Доктор задержал его руку.
— Я к вам зайду на днях, потолковать… — И вдруг шепотом спросил:
— А вы не думали перебраться в Юрьев?
— В Юрьев? А там чем лучше?
— Во-первых, дешевле, во-вторых, есть знакомые, которые за копейки вас пустят к себе жить, в-третьих, с работой проще… Нет, это совершенно точно! Юрьев! Я и сам собираюсь туда… У меня там друг, доктор Фогель…
— Спасибо за совет, я подумаю.
октябрь — декабрь 1937, Ревель
Н. Т. умер; вдова вернула мне часы отца, которые он хранил. Это было так жутко, что я провалился куда-то, ничего не видел и не слышал несколько дней. Долго ничего не мог записать. Даже думать не мог. Совсем один. Никуда не выходил. Месяц, наверное, ни с кем не говорил. Держал себя, как в карцере. Думал о его жизни: ничего не смог придумать. Он для меня остался непонятным — закрытым человеком. За неделю до кончины я ему соврал, что получил подтверждение о том, что мое ходатайство на подданство было принято. Он успокоился: «Ну, слава Богу, наконец-то…» Не смог ему сказать, что отказано (видимо, из-за того случая с посылкой).
Было много коллег и тех, с кем Н. Т. играл в бридж по воскресеньям, пришли Соловьевы — очень постарели; д-р Мозер произнес речь (коротенько и метко). Был незнакомый господин в сильно потрепанной одежде, еле стоял, то ли пьяный, то ли больной; был Ристимяги, конечно.
Часы тяготили; они словно потяжелели… Полный карман кошмара. Суну руку, а там это…

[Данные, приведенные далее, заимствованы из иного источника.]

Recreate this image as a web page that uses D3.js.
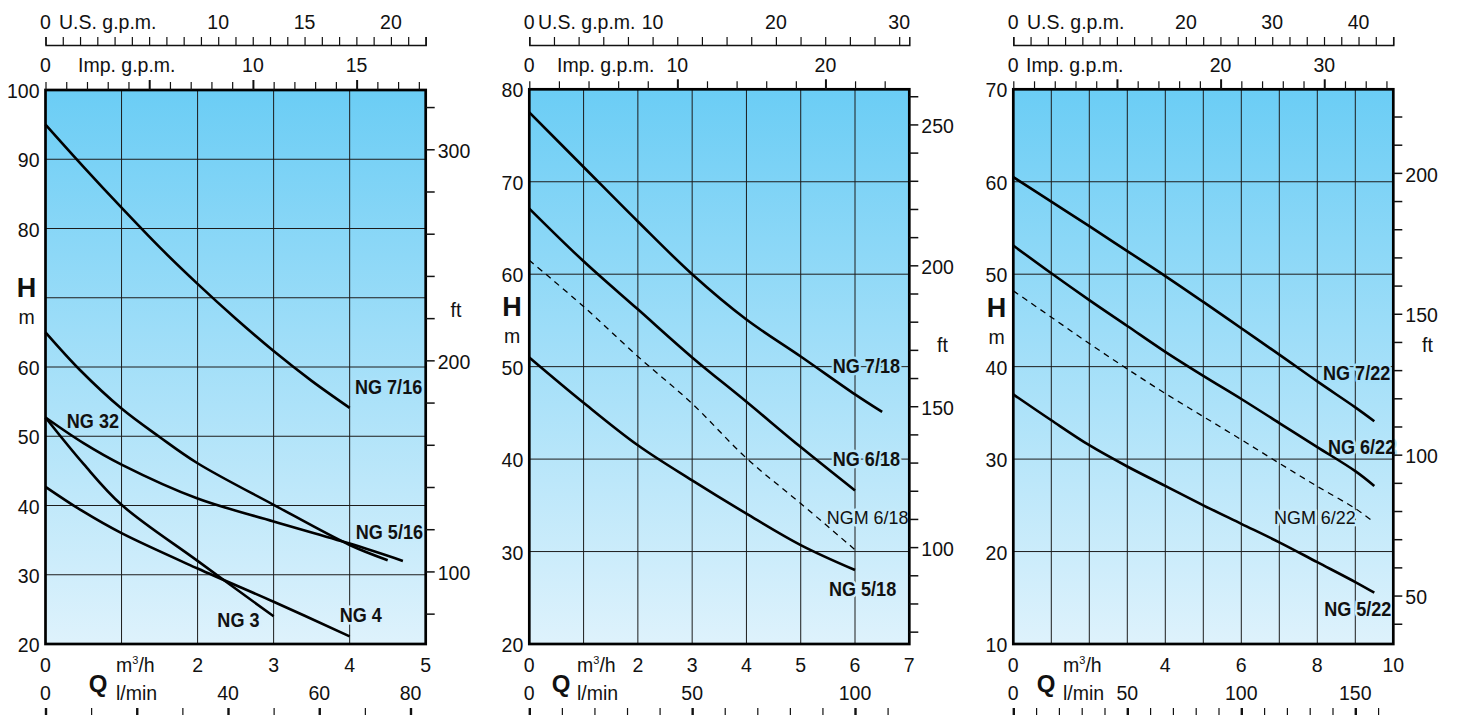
<!DOCTYPE html>
<html>
<head>
<meta charset="utf-8">
<script src="https://cdn.jsdelivr.net/npm/d3@7"></script>
<style>
  body { margin: 0; background: #fff; }
  text { font-family: "Liberation Sans", Arial, Helvetica, sans-serif; fill: #111; }
</style>
</head>
<body>
<svg id="chart" width="1458" height="715"></svg>
<script>
// ---- data: Q in m3/h, H in m ----
// panel 1
const ng716 = [[0, 95], [0.5, 88.9], [1, 83], [1.5, 77.3], [2, 72], [2.5, 67], [3, 62.3], [3.5, 58], [4, 54.1]];
const ng516 = [[0, 65], [0.45, 59.6], [1, 54], [1.5, 49.9], [2, 46.1], [3, 40.1], [4, 34.3], [4.5, 32.1]];
const ng32 = [[0, 52.7], [0.5, 49], [1, 45.9], [2, 41], [3, 37.7], [4, 34.5], [4.7, 32]];
const ng3 = [[0, 52.7], [0.5, 46], [1, 40.1], [2, 32], [3, 24]];
const ng4 = [[0, 42.7], [0.5, 39.1], [1, 36], [2, 30.9], [3, 26.1], [4, 21.1]];
// panel 2
const ng718 = [[0, 77.5], [1, 71.6], [2, 65.7], [3, 60], [4, 55.1], [5, 51.1], [6, 47], [6.5, 45.1]];
const ng618 = [[0, 67.1], [1, 61.4], [2, 56.2], [3, 51], [4, 46.2], [5, 41.3], [6, 36.6]];
const ngm618 = [[0, 61.5], [1, 56.5], [2, 51.1], [3, 46], [4, 40.1], [5, 35.2], [6, 30.2]];
const ng518 = [[0, 51], [1, 46.1], [2, 41.5], [3, 37.7], [4, 34.1], [5, 30.7], [6, 28]];
// panel 3
const ng722 = [[0, 60.5], [1, 57.85], [2, 55.2], [3, 52.5], [4, 49.8], [5, 47], [6, 44.15], [7, 41.3], [8, 38.4], [9, 35.6], [9.5, 34.1]];
const ng622 = [[0, 53.1], [1, 50.1], [2, 47.2], [3, 44.4], [4, 41.6], [5, 39], [6, 36.5], [7, 33.9], [8, 31.3], [9, 28.7], [9.5, 27.1]];
const ngm622 = [[0, 48.2], [1, 45.35], [2, 42.5], [3, 39.75], [4, 37.1], [5, 34.6], [6, 32.1], [7, 29.55], [8, 27.05], [9, 24.65], [9.4, 23.45]];
const ng522 = [[0, 37], [1, 34.2], [2, 31.5], [3, 29.2], [4, 27.1], [5, 25], [6, 23], [7, 21], [8, 18.85], [9, 16.7], [9.5, 15.55]];

// tick labels
const hLabels = [[20, 30, 40, 50, 60, 80, 90, 100], [20, 30, 40, 50, 60, 70, 80], [10, 20, 30, 40, 50, 60, 70]];
const qLabels = [[0, 2, 3, 4, 5], [0, 2, 3, 4, 5, 6, 7], [0, 4, 6, 8, 10]];
const lminLabels = [[0, 40, 60, 80], [0, 50, 100], [0, 50, 100, 150]];
const usLabels = [[0, 10, 15, 20], [0, 10, 20, 30], [0, 20, 30, 40]];
const impLabels = [[0, 10, 15], [0, 10, 20], [0, 20, 30]];
const ftLabels = [[100, 200, 300], [100, 150, 200, 250], [50, 100, 150, 200]];

const M3H_US = 4.40287, M3H_IMP = 3.66615, M3H_LMIN = 16.6667, M_FT = 3.28084;
const TOP_C = "#6bcdf5", BOT_C = "#def2fc";

const panels = [
  { left: 45.5, right: 425.7, top: 90, bottom: 644, qMax: 5, hMin: 20, hMax: 100,
    curves: [ng716, ng516, ng32, ng3, ng4], dashed: [],
    labels: [
      { t: "NG 7/16", q: 4.07, h: 56.1, b: true }, { t: "NG 32", q: 0.28, h: 51.2, b: true },
      { t: "NG 5/16", q: 4.08, h: 35.2, b: true }, { t: "NG 3", q: 2.26, h: 22.45, b: true },
      { t: "NG 4", q: 3.87, h: 23.2, b: true }],
    usStep: 1, impStep: 1, impMajor: 5, lStep: 10, lMajor: 20, ftStep: 20, ftFrom: 80,
    usTx: 59, impTx: 78, hx: 26.5, hy: 297, my: 324, ftx: 456, fty: 317, qx: 98, ux: 116 },
  { left: 529.3, right: 909.3, top: 89.3, bottom: 644, qMax: 7, hMin: 20, hMax: 80,
    curves: [ng718, ng618, ng518], dashed: [ngm618],
    labels: [
      { t: "NG 7/18", q: 5.59, h: 49.3, b: true }, { t: "NG 6/18", q: 5.59, h: 39.25, b: true },
      { t: "NGM 6/18", q: 5.48, h: 33.0, b: false }, { t: "NG 5/18", q: 5.52, h: 25.2, b: true }],
    usStep: 2, impStep: 2, impMajor: 10, lStep: 10, lMajor: 50, ftStep: 10, ftFrom: 70,
    usTx: 538, impTx: 557, hx: 512, hy: 316, my: 343, ftx: 942.5, fty: 351.5, qx: 561, ux: 577 },
  { left: 1013.3, right: 1393.3, top: 89.3, bottom: 644, qMax: 10, hMin: 10, hMax: 70,
    curves: [ng722, ng622, ng522], dashed: [ngm622],
    labels: [
      { t: "NG 7/22", q: 8.15, h: 38.56, b: true }, { t: "NG 6/22", q: 8.28, h: 30.55, b: true },
      { t: "NGM 6/22", q: 6.86, h: 23.0, b: false }, { t: "NG 5/22", q: 8.18, h: 13.03, b: true }],
    usStep: 2, impStep: 2, impMajor: 10, lStep: 10, lMajor: 50, ftStep: 10, ftFrom: 40,
    usTx: 1027, impTx: 1026, hx: 996.5, hy: 316.5, my: 344, ftx: 1427.5, fty: 351.5, qx: 1046, ux: 1063 }
];

const svg = d3.select("#chart");
const defs = svg.append("defs");
const FS = 19.5;

function styleAxis(sel, w) {
  sel.attr("font-family", null).attr("font-size", null);
  sel.selectAll(".tick line").attr("stroke", "#111").attr("stroke-width", w);
  sel.selectAll("path.domain").attr("stroke", "#111").attr("stroke-width", 1.5);
}

function drawPanel(p, i) {
  const x = d3.scaleLinear().domain([0, p.qMax]).range([p.left, p.right]);
  const y = d3.scaleLinear().domain([p.hMin, p.hMax]).range([p.bottom, p.top]);
  const us = d3.scaleLinear().domain([0, p.qMax * M3H_US]).range([p.left, p.right]);
  const imp = d3.scaleLinear().domain([0, p.qMax * M3H_IMP]).range([p.left, p.right]);
  const lm = d3.scaleLinear().domain([0, p.qMax * M3H_LMIN]).range([p.left, p.right]);
  const ft = d3.scaleLinear().domain([p.hMin * M_FT, p.hMax * M_FT]).range([p.bottom, p.top]);
  const bg = d3.scaleLinear().domain([p.top, p.bottom]).range([TOP_C, BOT_C]).interpolate(d3.interpolateRgb);

  const grad = defs.append("linearGradient").attr("id", "bg" + i)
    .attr("gradientUnits", "userSpaceOnUse")
    .attr("x1", 0).attr("x2", 0).attr("y1", p.top).attr("y2", p.bottom);
  grad.append("stop").attr("offset", 0).attr("stop-color", TOP_C);
  grad.append("stop").attr("offset", 1).attr("stop-color", BOT_C);

  const g = svg.append("g");
  g.append("rect").attr("x", p.left).attr("y", p.top)
    .attr("width", p.right - p.left).attr("height", p.bottom - p.top)
    .attr("fill", `url(#bg${i})`);

  // grid
  g.append("g").selectAll("line").data(d3.range(p.hMin + 10, p.hMax, 10)).join("line")
    .attr("x1", p.left).attr("x2", p.right).attr("y1", d => y(d)).attr("y2", d => y(d))
    .attr("stroke", "#1c1c1c").attr("stroke-width", 1);
  g.append("g").selectAll("line").data(d3.range(1, p.qMax)).join("line")
    .attr("x1", d => x(d)).attr("x2", d => x(d)).attr("y1", p.top).attr("y2", p.bottom)
    .attr("stroke", "#1c1c1c").attr("stroke-width", 1);

  // curve labels (with a halo in the background colour that hides the grid)
  p.labels.forEach(l => {
    const px = x(l.q), py = y(l.h);
    g.append("text")
      .attr("transform", `translate(${px},${py}) scale(${l.b ? 0.86 : 0.97},1)`)
      .attr("font-size", l.b ? 21 : 18.5)
      .attr("font-weight", l.b ? "bold" : "normal")
      .attr("stroke", bg(py - 7)).attr("stroke-width", 5).attr("stroke-linejoin", "round")
      .attr("paint-order", "stroke")
      .text(l.t);
  });

  // curves
  const line = d3.line().x(d => x(d[0])).y(d => y(d[1])).curve(d3.curveCatmullRom.alpha(0.5));
  g.append("g").selectAll("path").data(p.curves).join("path")
    .attr("d", line).attr("fill", "none").attr("stroke", "#000").attr("stroke-width", 2.6);
  g.append("g").selectAll("path").data(p.dashed).join("path")
    .attr("d", line).attr("fill", "none").attr("stroke", "#000")
    .attr("stroke-width", 1.3).attr("stroke-dasharray", "6,5");

  // frame
  g.append("rect").attr("x", p.left).attr("y", p.top)
    .attr("width", p.right - p.left).attr("height", p.bottom - p.top)
    .attr("fill", "none").attr("stroke", "#000").attr("stroke-width", 2.7);

  // left H labels
  g.append("g").selectAll("text").data(hLabels[i]).join("text")
    .attr("x", p.left - 6).attr("y", d => y(d) + 8).attr("text-anchor", "end")
    .attr("font-size", FS).text(d => d);

  // right ft axis
  const ftTicks = d3.range(p.ftFrom, p.hMax * M_FT, p.ftStep);
  const ftAx = g.append("g").attr("transform", `translate(${p.right},0)`)
    .call(d3.axisRight(ft).tickValues(ftTicks).tickSize(9).tickPadding(3)
      .tickFormat(d => ftLabels[i].includes(d) ? d : ""));
  styleAxis(ftAx, 1.5);
  ftAx.select("path.domain").remove();
  ftAx.selectAll("text").attr("font-size", FS).attr("dy", "0.42em").attr("fill", "#111");

  // top U.S. gpm axis
  const usAx = g.append("g").attr("transform", "translate(0,45)")
    .call(d3.axisTop(us).tickValues(d3.range(0, p.qMax * M3H_US, p.usStep))
      .tickSize(8).tickSizeOuter(8).tickFormat(""));
  styleAxis(usAx, 1.2);
  g.append("g").selectAll("text").data(usLabels[i]).join("text")
    .attr("x", d => us(d)).attr("y", 29).attr("text-anchor", "middle")
    .attr("font-size", FS).text(d => d);
  g.append("text").attr("x", p.usTx).attr("y", 29).attr("font-size", FS).text("U.S. g.p.m.");

  // Imp. gpm axis on the top frame
  const impTicks = d3.range(0, p.qMax * M3H_IMP, p.impStep);
  const impAx = g.append("g").attr("transform", `translate(0,${p.top})`)
    .call(d3.axisTop(imp).tickValues(impTicks.filter(d => d % p.impMajor !== 0 || d === 0))
      .tickSize(8).tickSizeOuter(0).tickFormat(""));
  styleAxis(impAx, 1.2);
  impAx.select("path.domain").remove();
  const impMaj = g.append("g").attr("transform", `translate(0,${p.top})`)
    .call(d3.axisTop(imp).tickValues(impTicks.filter(d => d % p.impMajor === 0 && d > 0))
      .tickSize(10).tickSizeOuter(0).tickFormat(""));
  styleAxis(impMaj, 2);
  impMaj.select("path.domain").remove();
  g.append("g").selectAll("text").data(impLabels[i]).join("text")
    .attr("x", d => imp(d)).attr("y", 72).attr("text-anchor", "middle")
    .attr("font-size", FS).text(d => d);
  g.append("text").attr("x", p.impTx).attr("y", 72).attr("font-size", FS).text("Imp. g.p.m.");

  // bottom m3/h labels
  g.append("g").selectAll("text").data(qLabels[i]).join("text")
    .attr("x", d => x(d)).attr("y", 672).attr("text-anchor", "middle")
    .attr("font-size", FS).text(d => d);
  const mt = g.append("text").attr("x", p.ux).attr("y", 672).attr("font-size", FS);
  mt.append("tspan").text("m");
  mt.append("tspan").attr("font-size", 11).attr("dy", -8).text("3");
  mt.append("tspan").attr("dy", 8).text("/h");

  // bottom l/min axis
  const lTicks = d3.range(0, p.qMax * M3H_LMIN, p.lStep);
  const lAx = g.append("g").attr("transform", "translate(0,708)")
    .call(d3.axisBottom(lm).tickValues(lTicks.filter(d => d % p.lMajor !== 0))
      .tickSize(9).tickSizeOuter(0).tickFormat(""));
  styleAxis(lAx, 1.2);
  lAx.select("path.domain").remove();
  const lMaj = g.append("g").attr("transform", "translate(0,708)")
    .call(d3.axisBottom(lm).tickValues(lTicks.filter(d => d % p.lMajor === 0))
      .tickSize(9).tickSizeOuter(0).tickFormat(""));
  styleAxis(lMaj, 2.4);
  lMaj.select("path.domain").remove();
  g.append("g").selectAll("text").data(lminLabels[i]).join("text")
    .attr("x", d => lm(d)).attr("y", 700).attr("text-anchor", "middle")
    .attr("font-size", FS).text(d => d);
  g.append("text").attr("x", p.ux).attr("y", 700).attr("font-size", FS).text("l/min");

  // axis titles
  g.append("text").attr("x", p.hx).attr("y", p.hy).attr("text-anchor", "middle")
    .attr("font-size", 27).attr("font-weight", "bold").text("H");
  g.append("text").attr("x", p.hx).attr("y", p.my).attr("text-anchor", "middle")
    .attr("font-size", FS).text("m");
  g.append("text").attr("x", p.ftx).attr("y", p.fty).attr("text-anchor", "middle")
    .attr("font-size", FS).text("ft");
  g.append("text").attr("x", p.qx).attr("y", 692).attr("text-anchor", "middle")
    .attr("font-size", 24).attr("font-weight", "bold").text("Q");
}

panels.forEach(drawPanel);
</script>
</body>
</html>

Я долго пил и на следующий день, мы с Ристимяги сидели у меня, он плакал, перечислял, сколько людей ушло за последние пять лет, очень многие… так и остался до утра. На следующий день убежал к себе писать что-то; я еле доплелся до Екатериненталя. Морской воздух освежил, в груди сильно ныло. Курил, ходил от скамейки до скамейки. Это смешно, даже страшно, но в Екатериненталь я поплелся в надежде встретить шведа, последний раз Тунгстен останавливался в бывшей «Петроградской», и теперь я там крутился у гостиницы, как спекулянт в надежде на что-то. Метрдотель и швейцары на меня пялились. Хотели отогнать, как собаку. Когда это нелепая надежда из меня выветрилась, полегче как-то стало. Думал об одной — чуть ли не единственной — поездке с Н. Т., это было еще до рождения Танечки, мы — я, мама, папа и он — гуляли в каком-то парке, пробыли целый день. Я был слишком мал, чтобы запомнить, что это было за место. Возможно, я был такой маленький, что и не говорил еще толком. Меня там все поражало; я захлебывался от счастья, впитывал мир, он еще казался большим и таинственным, парк был бесконечным, деревья высокими, тени длинными. В громадное озеро окуналось солнце. Тростник, лужайки, беседки. Лодки плыли по небу, отраженному в горючей глади воды; бело-лиловое облако расползалось по лазури как пряжа. Люди в лодках смеялись, пели… До сих пор слышу голоса с того озера, но разобрать сквозь время голоса отца и дяди не могу. Аппарат стоял на треноге. Они смотрели на озеро и о чем-то говорили. Теперь никогда не узнать. Я сидел в Екатеринентале на обшарпанной скамье. Блеклое пятно в ватном небе, ветерок; глядя на то, как дети кормили булкой бумажных лебедей, думал о том озере, раздвигая до бесконечности воспоминание, очищенное временем до фотографической неподвижности. И что-то еще я тогда подумал, но сбился… Мне все время казалось, что за мной подглядывают люди, что сидели на другой скамейке, — краем глаза я видел, как они выглядывали из-за кустов. Мне это надоело. Раздраженный, я встал и пошел. Проходя мимо, решил бросить на них взгляд: это были кусты! Людей на скамейке не было! Кусты шевелились, шушукались, подглядывали.